The Stability and Prospects of the Detection of Terrestrial/Habitable Planets in Multiplanet and Multiple Star Systems

TL;DR

This paper evaluates the long-term stability and detection prospects of terrestrial and habitable planets in complex multibody systems, emphasizing the roles of giant planets and binary stars in their observability.

Contribution

It provides a comprehensive analysis of the stability and detection likelihood of terrestrial planets in multi-planet and binary star systems, highlighting conditions favorable for their discovery.

Findings

Short-period terrestrial planets can be detected via transit methods.

Detection of habitable planets is more promising in systems with distant giant planets.

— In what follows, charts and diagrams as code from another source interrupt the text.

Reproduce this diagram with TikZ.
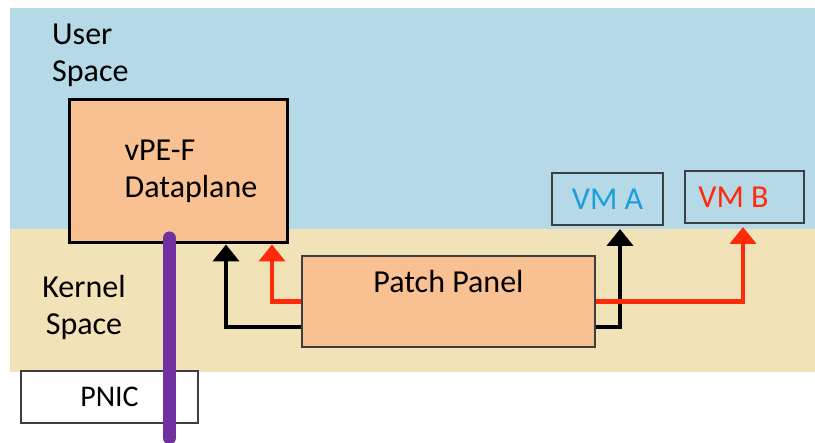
\documentclass[tikz,border=0pt]{standalone}
\usepackage{fontspec}
\setmainfont{Carlito}
\usepackage{xcolor}
\usetikzlibrary{arrows.meta,positioning}
\definecolor{userbg}{HTML}{B6D9E7}
\definecolor{kernelbg}{HTML}{F1E2B8}
\definecolor{peach}{HTML}{F9C092}
\definecolor{frame}{HTML}{3A3F44}
\definecolor{vmblue}{HTML}{1A9FDB}
\definecolor{vmred}{HTML}{FF2A0A}
\definecolor{purple}{HTML}{7030A0}

\begin{document}
\begin{tikzpicture}[
  x=1pt, y=-1pt,
  font=\fontsize{32}{37}\selectfont,
  dpbox/.style={draw=black, line width=3pt, fill=peach, inner sep=0pt},
  ppbox/.style={draw=frame, line width=1.5pt, fill=peach, inner sep=0pt},
  vmbox/.style={draw=frame, line width=2pt, fill=userbg, inner sep=0pt, minimum width=111pt, minimum height=52pt, text height=21pt, text depth=0pt},
  arr/.style={-{Triangle[width=26pt,length=17pt]}, line width=4.5pt},
  lbl/.style={inner sep=0pt}
]
\useasboundingbox (0,0) rectangle (815,443);
% layers
\fill[userbg] (10,8) rectangle (815,229);
\fill[kernelbg] (10,229) rectangle (815,372);
\node[lbl, align=left, anchor=base west] (user) at (52,82) {User\\Space};
\node[lbl, align=center, anchor=base] (kernel) at (84,335) {Kernel\\Space};

% boxes
\node[dpbox, minimum width=218pt, minimum height=143pt, align=left] (dp) at (178,171.5)
  {\hspace*{26pt}vPE-F\\\hspace*{26pt}Dataplane};
\node[ppbox, minimum width=293pt, minimum height=91pt, text height=22pt, text depth=39pt] (pp) at (448.5,301.5) {Patch Panel};
\node[vmbox, text=vmblue] (vma) at (607.5,199) {VM A};
\node[vmbox, text=vmred, minimum width=119pt] (vmb) at (744.5,197) {VM B\hspace*{22pt}};
\node[draw=frame, line width=1.5pt, fill=white, minimum width=177pt, minimum height=52pt, text height=20pt, text depth=0pt, inner sep=0pt, font=\fontsize{30}{36}\selectfont] (pnic) at (109.5,397) {PNIC};

% purple link
\draw[purple, line width=13pt, line cap=round] (169.5,238) -- (169.5,438);

% arrows
\draw[arr, black] ([yshift=-25.5pt]pp.west) -| ([xshift=48pt]dp.south);
\draw[arr, vmred] (pp.west) -| ([xshift=94pt]dp.south);
\draw[arr, black, shorten >=3pt] ([yshift=-25.5pt]pp.east) -| ([xshift=12.5pt]vma.south);
\draw[arr, vmred, shorten >=3pt] (pp.east) -| ([xshift=-1.5pt]vmb.south);
\end{tikzpicture}
\end{document}
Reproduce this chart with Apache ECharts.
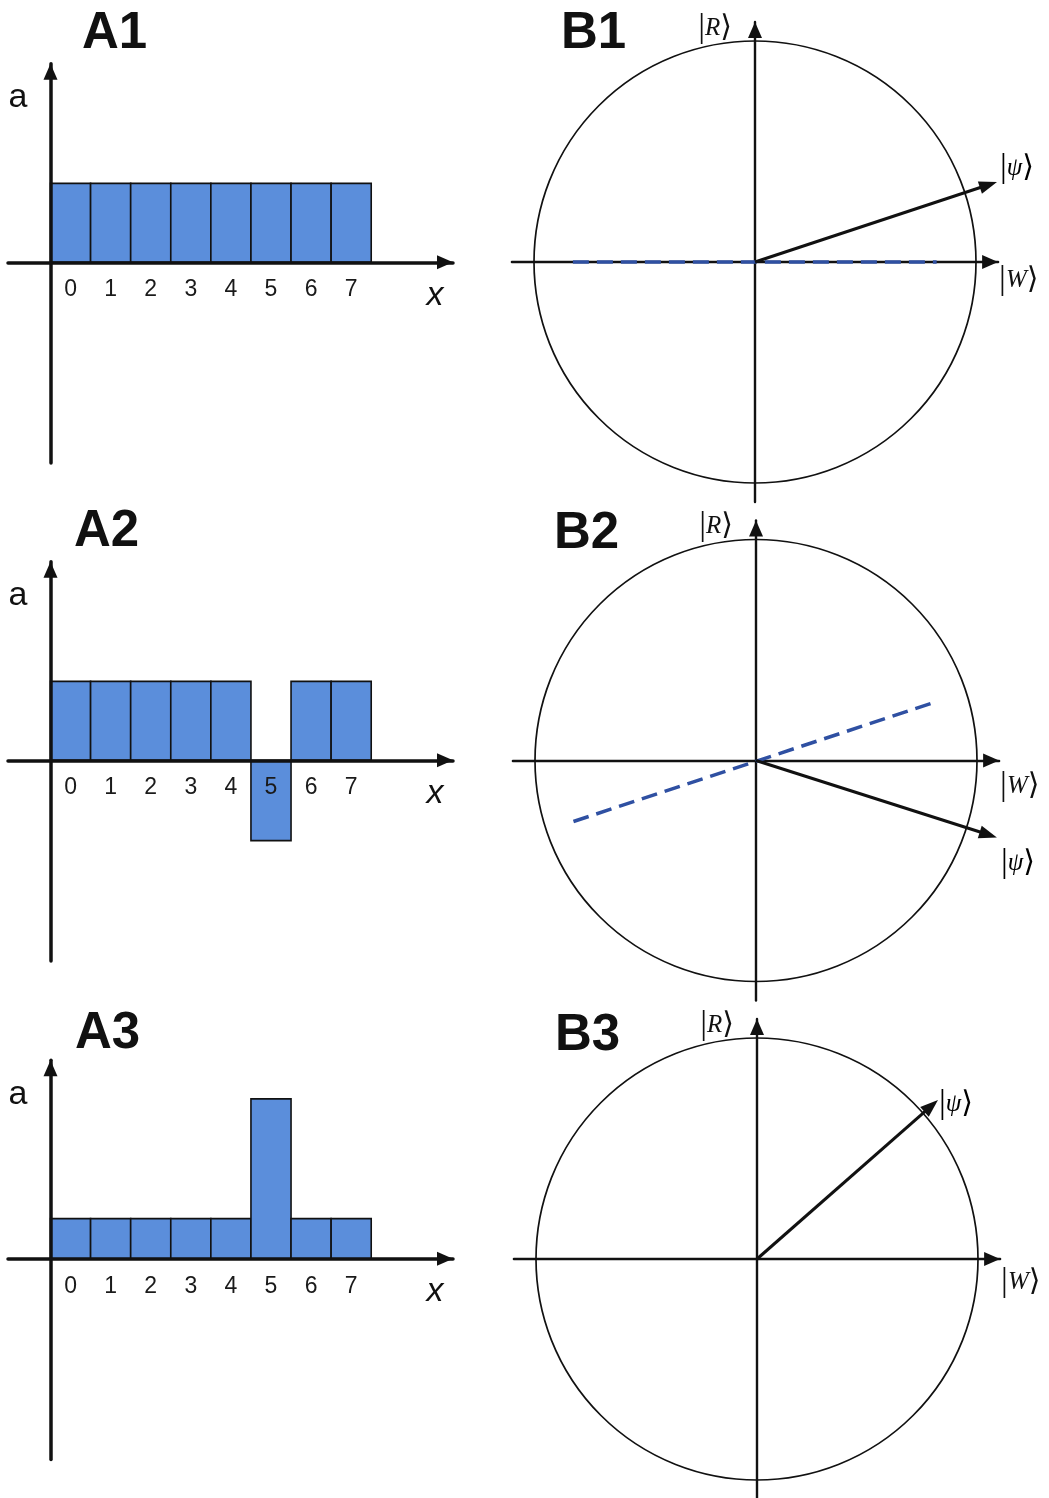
<!DOCTYPE html>
<html>
<head>
<meta charset="utf-8">
<script src="https://cdn.jsdelivr.net/npm/echarts@6/dist/echarts.min.js"></script>
<style>
  html, body { margin: 0; padding: 0; background: #fff; }
  #chart { width: 1049px; height: 1498px; }
</style>
</head>
<body>
<div id="chart"></div>
<script>
// Basis states x = 0..7 (3 qubits, N = 8)
const states = ['0', '1', '2', '3', '4', '5', '6', '7'];

// Amplitudes a(x) at each stage of one Grover iteration
const ampUniform  = [0.354, 0.354, 0.354, 0.354, 0.354, 0.354, 0.354, 0.354];
const ampOracle   = [0.354, 0.354, 0.354, 0.354, 0.354, -0.36, 0.354, 0.354];
const ampDiffused = [0.18, 0.18, 0.18, 0.18, 0.18, 0.717, 0.18, 0.18];

// State vector |psi> in the (|W>, |R>) plane, unit circle radius = 1
const psiStart    = [1.095, 0.362];
const psiOracle   = [1.09, -0.348];
const psiDiffused = [0.819, 0.719];

// Reflection axis (dashed) in the first two plane diagrams
const mirrorStart  = [[-0.824, 0], [0.822, 0]];
const mirrorOracle = [[-0.826, -0.276], [0.819, 0.267]];

const unitCircle = [[0, 0, 1]];

// ---- styling -------------------------------------------------------------
const BAR_FILL = '#5b8edb';
const DASH = '#2f50a2';
const INK = '#111';
const SANS = 'Liberation Sans, Arial, Helvetica, sans-serif';
const SERIF = 'Liberation Serif, Times New Roman, DejaVu Serif, serif';

const ketRich = {
  b: { fontFamily: SERIF, fontSize: 34, color: INK },
  i: { fontFamily: SERIF, fontSize: 25, fontStyle: 'italic', color: INK },
  k: { fontFamily: 'DejaVu Serif, DejaVu Sans, serif', fontSize: 30, color: INK }
};
const ket = s => '{b||}{i|' + s + '}{k|⟩}';

const grids = [], xAxes = [], yAxes = [], series = [], titles = [];

// ---- bar panels (amplitude a vs x) ----------------------------------------
const BX_MIN = -1.06, BX_MAX = 10.04, BX_PX = 40.09;
const BY_MIN = -0.9, BY_MAX = 0.89, BY_PX = 223;

function barPanel(amps, axisY) {
  const gi = grids.length;
  grids.push({
    left: 50.5 + BX_MIN * BX_PX,
    top: axisY - BY_MAX * BY_PX,
    width: (BX_MAX - BX_MIN) * BX_PX,
    height: (BY_MAX - BY_MIN) * BY_PX,
    outerBoundsMode: 'none',
    containLabel: false
  });
  xAxes.push({
    gridIndex: gi, type: 'value', min: BX_MIN, max: BX_MAX, z: 5,
    // x axis sits on a = 0, lifted from the grid bottom
    position: 'bottom', offset: BY_MIN * BY_PX,
    name: 'x', nameLocation: 'end', nameGap: -18, nameMoveOverlap: false,
    nameTextStyle: { fontFamily: SANS, fontStyle: 'italic', fontSize: 34, color: INK,
      align: 'center', verticalAlign: 'top', padding: [16, 0, 0, 0] },
    axisLine: { show: true, onZero: false, symbol: ['none', 'triangle'], symbolSize: [14, 16],
      symbolOffset: [0, -8], lineStyle: { color: INK, width: 3.5 } },
    axisTick: { show: false },
    splitLine: { show: false },
    axisLabel: {
      show: true, margin: 16, fontFamily: SANS, fontSize: 23, color: '#1a1a1a',
      customValues: states.map((s, i) => i + 0.5),
      formatter: v => states[Math.floor(v)]
    }
  });
  yAxes.push({
    gridIndex: gi, type: 'value', min: BY_MIN, max: BY_MAX, z: 5,
    name: 'a', nameLocation: 'end', nameGap: -34, nameMoveOverlap: false,
    nameTextStyle: { fontFamily: SANS, fontSize: 34, color: INK,
      align: 'right', verticalAlign: 'middle', padding: [0, 23, 0, 0] },
    axisLine: { show: true, onZero: true, symbol: ['none', 'triangle'], symbolSize: [14, 16],
      symbolOffset: [0, -8], lineStyle: { color: INK, width: 3.5 } },
    axisTick: { show: false }, axisLabel: { show: false }, splitLine: { show: false }
  });
  series.push({
    type: 'custom', xAxisIndex: gi, yAxisIndex: gi, z: 2,
    data: amps.map((v, i) => [i, v]),
    renderItem(params, api) {
      const i = api.value(0), v = api.value(1);
      const p0 = api.coord([i, 0]);
      const p1 = api.coord([i + 1, v]);
      return {
        type: 'rect',
        shape: { x: p0[0], y: Math.min(p0[1], p1[1]), width: p1[0] - p0[0], height: Math.abs(p1[1] - p0[1]) },
        style: { fill: BAR_FILL, stroke: INK, lineWidth: 1.6 }
      };
    }
  });
}

// ---- plane panels (|W>, |R> basis with unit circle) ------------------------
const VX = 1.1, VY = 1.086, V_PX = 221;

function planePanel(cx, cy, psi, psiLabelOffset, wLabelDy, mirror) {
  const gi = grids.length;
  grids.push({
    left: cx - VX * V_PX, top: cy - VY * V_PX,
    width: 2 * VX * V_PX, height: 2 * VY * V_PX,
    outerBoundsMode: 'none', containLabel: false
  });
  xAxes.push({
    gridIndex: gi, type: 'value', min: -VX, max: VX,
    name: ket('W'), nameLocation: 'end', nameGap: 1, nameMoveOverlap: false,
    nameTextStyle: { rich: ketRich, align: 'left', verticalAlign: 'middle', padding: [2 * wLabelDy, 0, 0, 0] },
    axisLine: { show: true, onZero: true, symbol: ['none', 'triangle'], symbolSize: [14, 16],
      symbolOffset: [0, -8], lineStyle: { color: INK, width: 2.4 } },
    axisTick: { show: false }, axisLabel: { show: false }, splitLine: { show: false }
  });
  yAxes.push({
    gridIndex: gi, type: 'value', min: -VY, max: VY,
    name: ket('R'), nameLocation: 'end', nameGap: -6, nameMoveOverlap: false,
    nameTextStyle: { rich: ketRich, align: 'right', verticalAlign: 'middle', padding: [0, 23, 0, 0] },
    axisLine: { show: true, onZero: true, symbol: ['none', 'triangle'], symbolSize: [14, 16],
      symbolOffset: [0, -8], lineStyle: { color: INK, width: 2.4 } },
    axisTick: { show: false }, axisLabel: { show: false }, splitLine: { show: false }
  });
  // unit circle
  series.push({
    type: 'custom', xAxisIndex: gi, yAxisIndex: gi, z: 1, silent: true,
    data: unitCircle,
    renderItem(params, api) {
      const c = api.coord([api.value(0), api.value(1)]);
      const r = api.size([api.value(2), 0])[0];
      return { type: 'circle', shape: { cx: c[0], cy: c[1], r },
        style: { fill: 'none', stroke: INK, lineWidth: 1.7 } };
    }
  });
  // reflection axis
  if (mirror) {
    series.push({
      type: 'line', xAxisIndex: gi, yAxisIndex: gi, z: 3, silent: true,
      data: mirror, showSymbol: false, symbol: 'none',
      lineStyle: { color: DASH, width: 3.5, type: [16, 8], cap: 'butt' }
    });
  }
  // state vector |psi>
  series.push({
    type: 'custom', xAxisIndex: gi, yAxisIndex: gi, z: 4, silent: true,
    data: [[0, 0, psi[0], psi[1]]],
    renderItem(params, api) {
      const p0 = api.coord([api.value(0), api.value(1)]);
      const p1 = api.coord([api.value(2), api.value(3)]);
      const dx = p1[0] - p0[0], dy = p1[1] - p0[1];
      const len = Math.hypot(dx, dy);
      const ux = dx / len, uy = dy / len, nx = -uy, ny = ux;
      const L = 18, W = 13;
      const bx = p1[0] - ux * L, by = p1[1] - uy * L;
      return {
        type: 'group',
        children: [
          { type: 'line', shape: { x1: p0[0], y1: p0[1], x2: bx + ux * 2, y2: by + uy * 2 },
            style: { stroke: INK, lineWidth: 3 } },
          { type: 'polygon', shape: { points: [[p1[0], p1[1]],
              [bx + nx * W / 2, by + ny * W / 2], [bx - nx * W / 2, by - ny * W / 2]] },
            style: { fill: INK } },
          { type: 'text', x: p1[0] + psiLabelOffset[0], y: p1[1] + psiLabelOffset[1],
            style: { text: ket('ψ'), rich: ketRich, align: 'left', verticalAlign: 'middle' } }
        ]
      };
    }
  });
}

barPanel(ampUniform, 262.3);
barPanel(ampOracle, 760.3);
barPanel(ampDiffused, 1258.8);

planePanel(755, 262, psiStart, [3, -14], 18, mirrorStart);
planePanel(756, 760.5, psiOracle, [4, 26], 26, mirrorOracle);
planePanel(757, 1259, psiDiffused, [1, 4], 23, null);

const titleStyle = { fontFamily: SANS, fontWeight: 'bold', fontSize: 51, color: INK };
[['A1', 82, 8], ['B1', 561, 8], ['A2', 74, 506], ['B2', 554, 508], ['A3', 75, 1008], ['B3', 555, 1010]]
  .forEach(([t, l, tp]) => titles.push({ text: t, left: l, top: tp, padding: 0, textStyle: titleStyle }));

const chart = echarts.init(document.getElementById('chart'), null, { renderer: 'canvas' });
chart.setOption({
  animation: false,
  backgroundColor: '#fff',
  title: titles,
  grid: grids,
  xAxis: xAxes,
  yAxis: yAxes,
  series: series
});
</script>
</body>
</html>
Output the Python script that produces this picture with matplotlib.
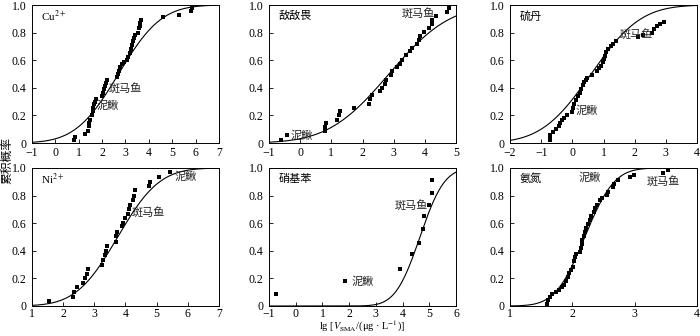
import math
import numpy as np
import matplotlib
matplotlib.use("Agg")
import matplotlib.pyplot as plt

plt.rcParams['font.family'] = ['Liberation Serif', 'DejaVu Serif', 'Noto Sans CJK SC']
plt.rcParams['mathtext.fontset'] = 'stix'
plt.rcParams['font.size'] = 9

# --- data
cu_x = [0.78, 0.85, 1.28, 1.38, 1.42, 1.45, 1.5, 1.55, 1.6, 1.62, 1.65, 1.7, 1.75,
        1.98, 2.03, 2.08, 2.12, 2.17, 2.22, 2.65, 2.68, 2.72, 2.78, 2.83, 2.92,
        3.05, 3.12, 3.18, 3.22, 3.27, 3.31, 3.36, 3.4, 3.52, 3.56, 3.6, 3.63, 3.66,
        4.6, 5.3, 5.82, 5.86]
cu_y = [0.02, 0.045, 0.065, 0.09, 0.12, 0.145, 0.17, 0.2, 0.23, 0.255, 0.28, 0.3, 0.32,
        0.34, 0.365, 0.39, 0.41, 0.435, 0.455, 0.475, 0.5, 0.525, 0.55, 0.57, 0.59,
        0.605, 0.625, 0.65, 0.68, 0.71, 0.74, 0.76, 0.78, 0.8, 0.83, 0.85, 0.87, 0.89,
        0.91, 0.93, 0.955, 0.975]

ddv_x = [-0.6, -0.42, 0.79, 0.81, 0.84, 1.19, 1.23, 1.29, 1.72, 2.22, 2.23, 2.29,
         2.56, 2.64, 2.72, 2.77, 2.92, 2.94, 3.12, 3.2, 3.27, 3.39, 3.52, 3.58,
         3.76, 3.8, 3.84, 3.98, 4.14, 4.22, 4.24, 4.36, 4.7, 4.79]
ddv_y = [0.024, 0.056, 0.087, 0.116, 0.145, 0.17, 0.2, 0.23, 0.256, 0.285, 0.316, 0.345,
         0.374, 0.4, 0.43, 0.46, 0.49, 0.52, 0.55, 0.575, 0.6, 0.635, 0.665, 0.69,
         0.72, 0.75, 0.775, 0.805, 0.833, 0.86, 0.89, 0.92, 0.947, 0.976]

ld_x = [-0.72, -0.72, -0.71, -0.61, -0.53, -0.42, -0.4, -0.34, -0.27, -0.18, -0.02,
        0.01, 0.05, 0.12, 0.19, 0.25, 0.28, 0.33, 0.38, 0.44, 0.48, 0.62, 0.78, 0.87,
        0.91, 0.98, 1.0, 1.05, 1.08, 1.16, 1.23, 1.3, 1.4, 2.12, 2.28, 2.55, 2.63,
        2.72, 2.8, 2.93]
ld_y = [0.024, 0.043, 0.06, 0.08, 0.1, 0.12, 0.145, 0.17, 0.18, 0.2, 0.225,
        0.255, 0.285, 0.31, 0.34, 0.36, 0.39, 0.42, 0.44, 0.46, 0.47, 0.49, 0.52, 0.54,
        0.56, 0.585, 0.61, 0.63, 0.66, 0.68, 0.7, 0.72, 0.74, 0.765, 0.78, 0.8, 0.825,
        0.845, 0.865, 0.88]

ni_x = [1.55, 2.32, 2.34, 2.45, 2.64, 2.7, 2.75, 2.8, 3.25, 3.28, 3.35, 3.37, 3.41,
        3.69, 3.71, 3.73, 3.9, 3.92, 3.97, 4.07, 4.1, 4.14, 4.24, 4.28, 4.3,
        4.76, 4.78, 5.08, 5.42]
ni_y = [0.034, 0.065, 0.1, 0.135, 0.166, 0.2, 0.23, 0.27, 0.3, 0.335, 0.37, 0.4, 0.435,
        0.466, 0.51, 0.535, 0.58, 0.6, 0.635, 0.67, 0.7, 0.735, 0.767, 0.8, 0.837,
        0.87, 0.9, 0.935, 0.97]

nb_x = [-0.73, 1.86, 3.92, 4.37, 4.63, 4.75, 4.79, 5.0, 5.1, 5.12]
nb_y = [0.09, 0.18, 0.27, 0.375, 0.455, 0.555, 0.65, 0.73, 0.82, 0.91]

an_x = [1.6, 1.61, 1.64, 1.67, 1.73, 1.78, 1.84, 1.87, 1.9, 1.93, 1.95, 1.98, 2.01,
        2.03, 2.05, 2.06, 2.13, 2.14, 2.15, 2.16, 2.18, 2.2, 2.22, 2.25, 2.28, 2.3,
        2.34, 2.37, 2.39, 2.44, 2.47, 2.56, 2.58, 2.66, 2.67, 2.73, 2.93, 2.99,
        3.45, 3.54]
an_y = [0.015, 0.04, 0.063, 0.087, 0.1, 0.118, 0.135, 0.154, 0.178, 0.207, 0.238, 0.262,
        0.286, 0.325, 0.356, 0.38, 0.39, 0.418, 0.447, 0.478, 0.51, 0.538, 0.567,
        0.594, 0.623, 0.65, 0.683, 0.71, 0.735, 0.765, 0.785, 0.805, 0.825, 0.86,
        0.885, 0.91, 0.935, 0.95, 0.965, 0.985]

# fitted log-normal SSD curves (mean, sd of lg value)
cu_fit = (2.7, 1.44)
ddv_fit = (2.85, 1.53)
ld_fit = (0.6, 1.25)
ni_fit = (3.75, 1.05)
nb_fit = (4.65, 0.72)
an_fit = (2.2, 0.37)

panels = [
    # name, x, y, fit, xlim, ticks, labels(text, x, y)
    ("Cu$^{2+}$", cu_x, cu_y, cu_fit, (-1, 7), range(-1, 8),
     [("斑马鱼", 2.3, 0.395), ("泥鳅", 1.75, 0.27)]),
    ("敌敌畏", ddv_x, ddv_y, ddv_fit, (-1, 5), range(-1, 6),
     [("斑马鱼", 3.25, 0.94), ("泥鳅", -0.3, 0.05)]),
    ("硫丹", ld_x, ld_y, ld_fit, (-2, 4), range(-2, 5),
     [("斑马鱼", 1.52, 0.785), ("泥鳅", 0.09, 0.235)]),
    ("Ni$^{2+}$", ni_x, ni_y, ni_fit, (1, 7), range(1, 8),
     [("斑马鱼", 4.2, 0.675), ("泥鳅", 5.58, 0.94)]),
    ("硝基苯", nb_x, nb_y, nb_fit, (-1, 6), range(-1, 7),
     [("斑马鱼", 3.69, 0.73), ("泥鳅", 2.08, 0.18)]),
    ("氨氮", an_x, an_y, an_fit, (1, 4), range(1, 5),
     [("泥鳅", 2.1, 0.93), ("斑马鱼", 3.19, 0.9)]),
]

lefts = [32, 269, 510]
bottoms = [143, 306]
W, H = 700, 336
fig = plt.figure(figsize=(7, 3.36), dpi=100)

ncdf = np.vectorize(lambda z: 0.5 * (1 + math.erf(z / math.sqrt(2))))

for i, (name, xs, ys, fit, xlim, ticks, labs) in enumerate(panels):
    row, col = divmod(i, 3)
    ax = fig.add_axes([lefts[col] / W, 1 - bottoms[row] / H, 187 / W, 138 / H])
    xx = np.linspace(xlim[0], xlim[1], 300)
    ax.plot(xx, ncdf((xx - fit[0]) / fit[1]), color='black', lw=0.8)
    ax.plot(xs, ys, 's', color='black', ms=2.8, mew=0)
    ax.set_xlim(*xlim)
    ax.set_ylim(0, 1.0)
    ax.set_xticks(list(ticks))
    ax.set_yticks([0, 0.2, 0.4, 0.6, 0.8, 1.0])
    ax.set_yticklabels(["0", "0.2", "0.4", "0.6", "0.8", "1.0"])
    ax.tick_params(direction='in', length=3, width=0.6, labelsize=8.5)
    ax.tick_params(axis='x', pad=3 if row == 0 else 1.5)
    ax.tick_params(axis='y', pad=4)
    for s in ax.spines.values():
        s.set_linewidth(0.7)
    ax.text(0.05, 0.92, name, transform=ax.transAxes, ha='left', va='center', fontsize=8)
    for t, tx, ty in labs:
        ax.text(tx, ty, t, ha='left', va='center', fontsize=8, color='#222222')

fig.text(7 / W, 1 - 160 / H, "累积概率", rotation=90, ha='center', va='center', fontsize=8.5)
fig.text(362 / W, 1.5 / H, r"lg [$V_{\rm SMA}$/(μg · L$^{-1}$)]",
         ha='center', va='bottom', fontsize=7.5)

fig.savefig("out.png", dpi=100)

Binary systems with moderate stellar separation offer higher prospects for habitable planet detection.

Abstract

Given the tendency of planets to form in multiples, and the observational evidence in support of the existence of potential planet-hosting stars in binaries or clusters, it is expected that extrasolar terrestrial planes are more likely to be found in multiple body systems. This paper discusses the prospects of the detection of terrestrial/habitable planets in multibody systems by presenting the results of a study of the long-term stability of these objects in systems with multiple giant planets (particularly those in eccentric and/or in mean-motion resonant orbits), systems with close-in Jupiter-like bodies, and systems of binary stars. The results of simulations show that while short-period terrestrial-class objects that are captured in near mean-motion resonances with migrating giant planets are potentially detectable via transit photometry or the measurement of the variations of the transit-timing due to their close-in Jovian-mass planetary companions, the prospect of the detection of habitable planets with radial velocity technique is higher in systems with multiple giant planets outside the habitable zone and binary systems with moderately separated stellar companions.